Task description —
Copy the lines of the data below exactly, starting at the first and stopping after the line that contains "family='Liberation Serif')"; include no pictures.

[BEGIN Supplied material]

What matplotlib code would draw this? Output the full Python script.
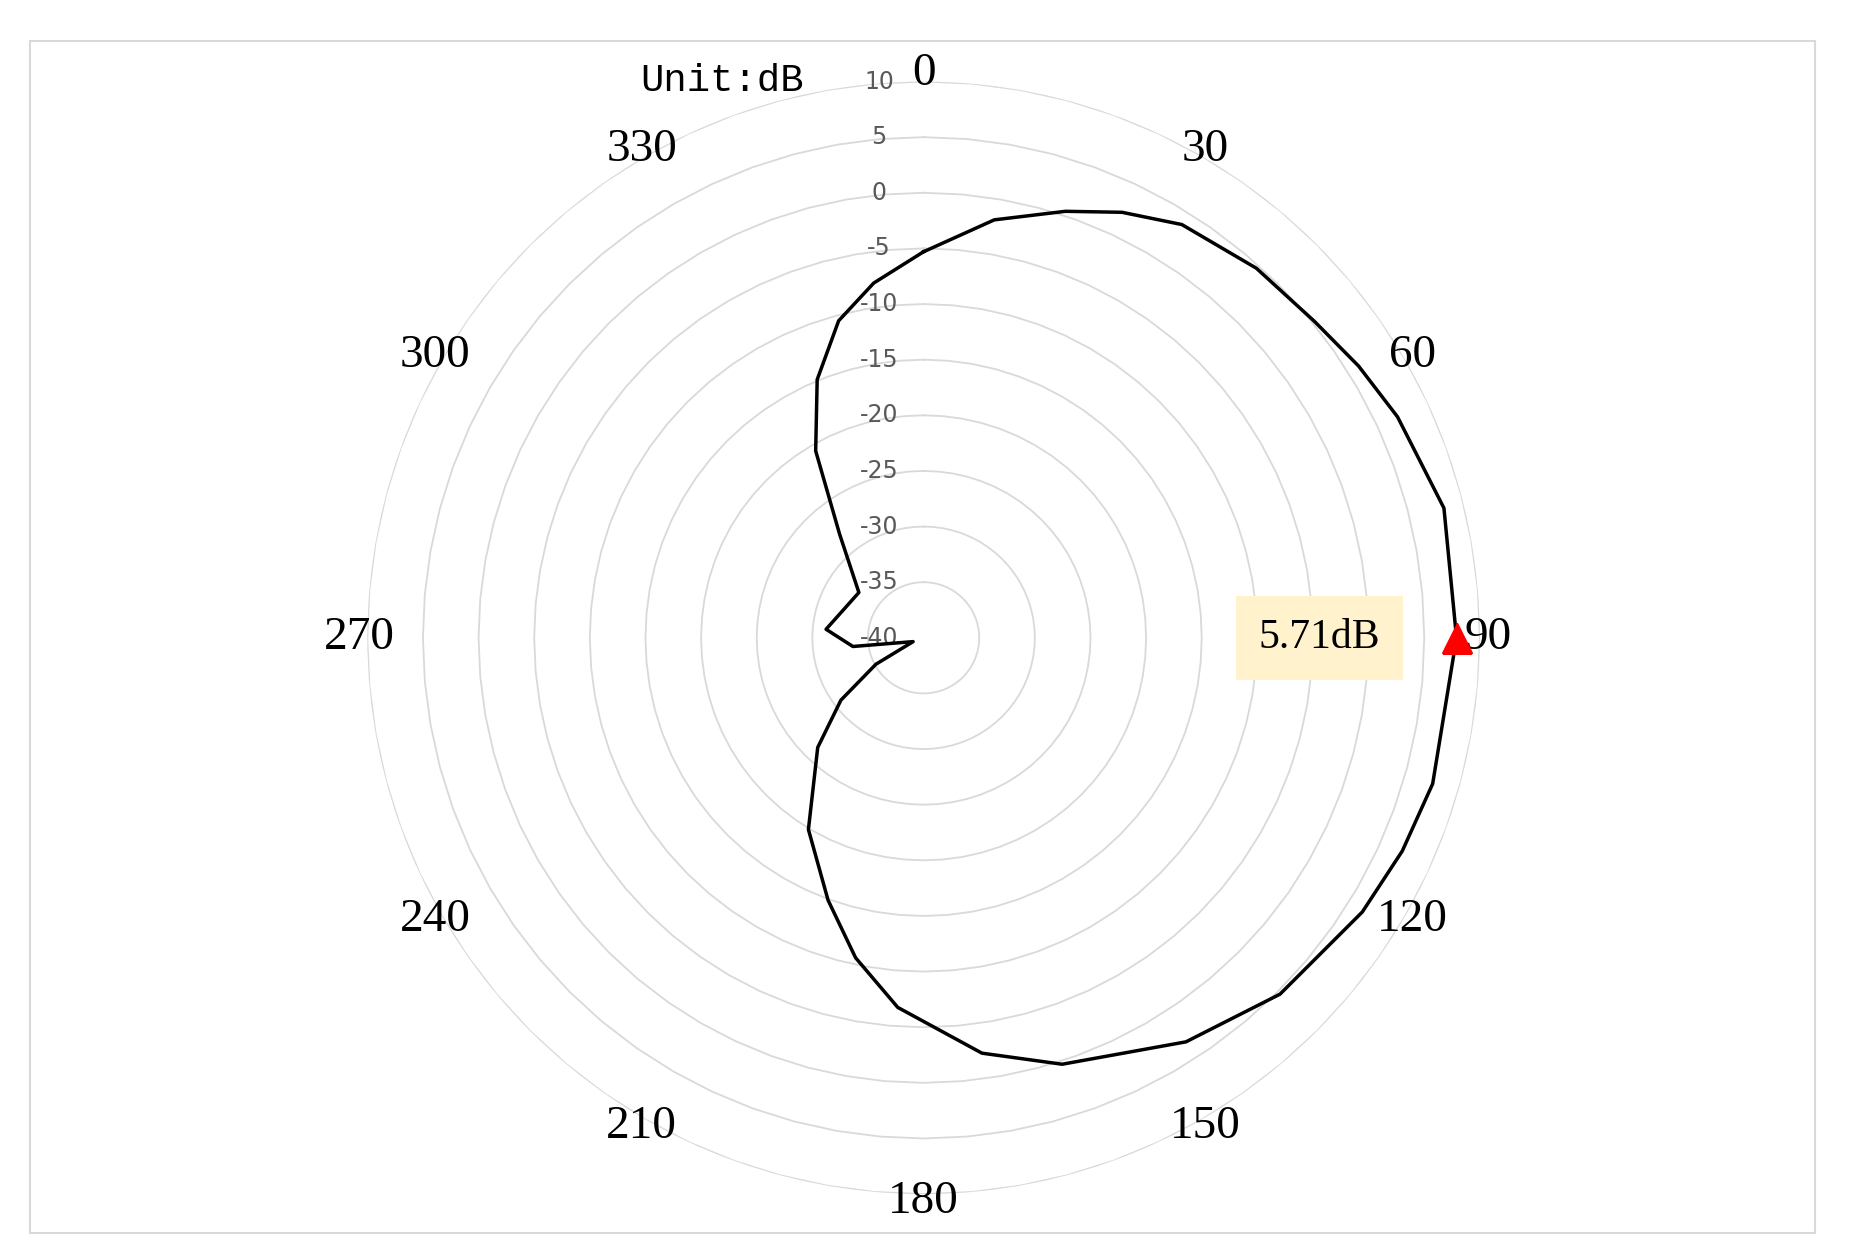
import numpy as np
import matplotlib.pyplot as plt
from matplotlib.patches import Rectangle

angles_deg = [0, 9.6, 18.4, 25, 32, 42, 51, 58, 65, 76, 90, 106, 114, 122, 135, 147, 162, 172, 184, 192, 200, 211,
              224, 233, 241, 250, 263, 275, 305, 321, 330, 337.6, 345, 352, 360]
gain_db = [-5.3, -1.9, 0.4, 2.2, 3.8, 4.7, 5.2, 6.1, 7.0, 8.2, 7.9, 7.6, 7.1, 6.5, 5.3, 3.3, 0.3, -2.3, -6.7, -10.6, -14.9, -19.9,
           -26.3, -30.7, -35.1, -39.0, -33.6, -31.2, -32.9, -28.0, -20.6, -14.9, -10.5, -7.8, -5.3]
r_ticks = [-40, -35, -30, -25, -20, -15, -10, -5, 0, 5, 10]
theta_labels = [0, 30, 60, 90, 120, 150, 180, 210, 240, 270, 300, 330]
peak_label = "5.71dB"
peak_angle = 90

fig = plt.figure(figsize=(18.52, 12.6), dpi=100)
fig.patches.append(Rectangle((25/1564, 1-1041/1064), 1508/1564, 1006/1064, transform=fig.transFigure,
                             fill=False, edgecolor='#d9d9d9', lw=1.5))
ax = fig.add_axes([0.1982, 0.0523, 0.601, 0.883], projection='polar')
ax.set_theta_zero_location('N')
ax.set_theta_direction(-1)
ax.set_ylim(-40, 10)
ax.set_frame_on(False)
ax.grid(False)
ax.set_xticks([])
ax.set_yticks([])

t = np.linspace(0, 2*np.pi, 73)
for rv in r_ticks[1:]:
    ax.plot(t, np.full_like(t, rv), color='#d9d9d9', lw=1.3, zorder=1)
for rv in r_ticks:
    ax.annotate(str(rv), (0, rv), xytext=(-32, 0), textcoords='offset points', ha='center',
                va='center', fontsize=17, color='#595959', family='DejaVu Sans', zorder=3)
for a in theta_labels:
    ax.text(np.deg2rad(a), 10.7, str(a), ha='center', va='center', fontsize=34,
            family='Liberation Serif')

th = np.deg2rad(angles_deg)
ax.plot(th, gain_db, color='black', lw=2.5, zorder=4)
pk = gain_db[angles_deg.index(peak_angle)]
ax.plot([np.deg2rad(peak_angle)], [pk], marker='^', color='red', ms=22, zorder=5)
ax.text(np.deg2rad(peak_angle), pk - 12.3, peak_label, ha='center', va='center', fontsize=30,
        family='Liberation Serif', zorder=5,
        bbox=dict(boxstyle='square,pad=0.55', facecolor='#fff2cc', edgecolor='none'))

fig.text(610/1564, 1-68/1064, "Unit:dB", ha='center', va='center', fontsize=28,
         family='Liberation Mono')
fig.savefig('out.png', dpi=100)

[END Supplied material]

Completed exercise —
What matplotlib code would draw this? Output the full Python script.
import numpy as np
import matplotlib.pyplot as plt
from matplotlib.patches import Rectangle

angles_deg = [0, 9.6, 18.4, 25, 32, 42, 51, 58, 65, 76, 90, 106, 114, 122, 135, 147, 162, 172, 184, 192, 200, 211,
              224, 233, 241, 250, 263, 275, 305, 321, 330, 337.6, 345, 352, 360]
gain_db = [-5.3, -1.9, 0.4, 2.2, 3.8, 4.7, 5.2, 6.1, 7.0, 8.2, 7.9, 7.6, 7.1, 6.5, 5.3, 3.3, 0.3, -2.3, -6.7, -10.6, -14.9, -19.9,
           -26.3, -30.7, -35.1, -39.0, -33.6, -31.2, -32.9, -28.0, -20.6, -14.9, -10.5, -7.8, -5.3]
r_ticks = [-40, -35, -30, -25, -20, -15, -10, -5, 0, 5, 10]
theta_labels = [0, 30, 60, 90, 120, 150, 180, 210, 240, 270, 300, 330]
peak_label = "5.71dB"
peak_angle = 90

fig = plt.figure(figsize=(18.52, 12.6), dpi=100)
fig.patches.append(Rectangle((25/1564, 1-1041/1064), 1508/1564, 1006/1064, transform=fig.transFigure,
                             fill=False, edgecolor='#d9d9d9', lw=1.5))
ax = fig.add_axes([0.1982, 0.0523, 0.601, 0.883], projection='polar')
ax.set_theta_zero_location('N')
ax.set_theta_direction(-1)
ax.set_ylim(-40, 10)
ax.set_frame_on(False)
ax.grid(False)
ax.set_xticks([])
ax.set_yticks([])

t = np.linspace(0, 2*np.pi, 73)
for rv in r_ticks[1:]:
    ax.plot(t, np.full_like(t, rv), color='#d9d9d9', lw=1.3, zorder=1)
for rv in r_ticks:
    ax.annotate(str(rv), (0, rv), xytext=(-32, 0), textcoords='offset points', ha='center',
                va='center', fontsize=17, color='#595959', family='DejaVu Sans', zorder=3)
for a in theta_labels:
    ax.text(np.deg2rad(a), 10.7, str(a), ha='center', va='center', fontsize=34,
            family='Liberation Serif')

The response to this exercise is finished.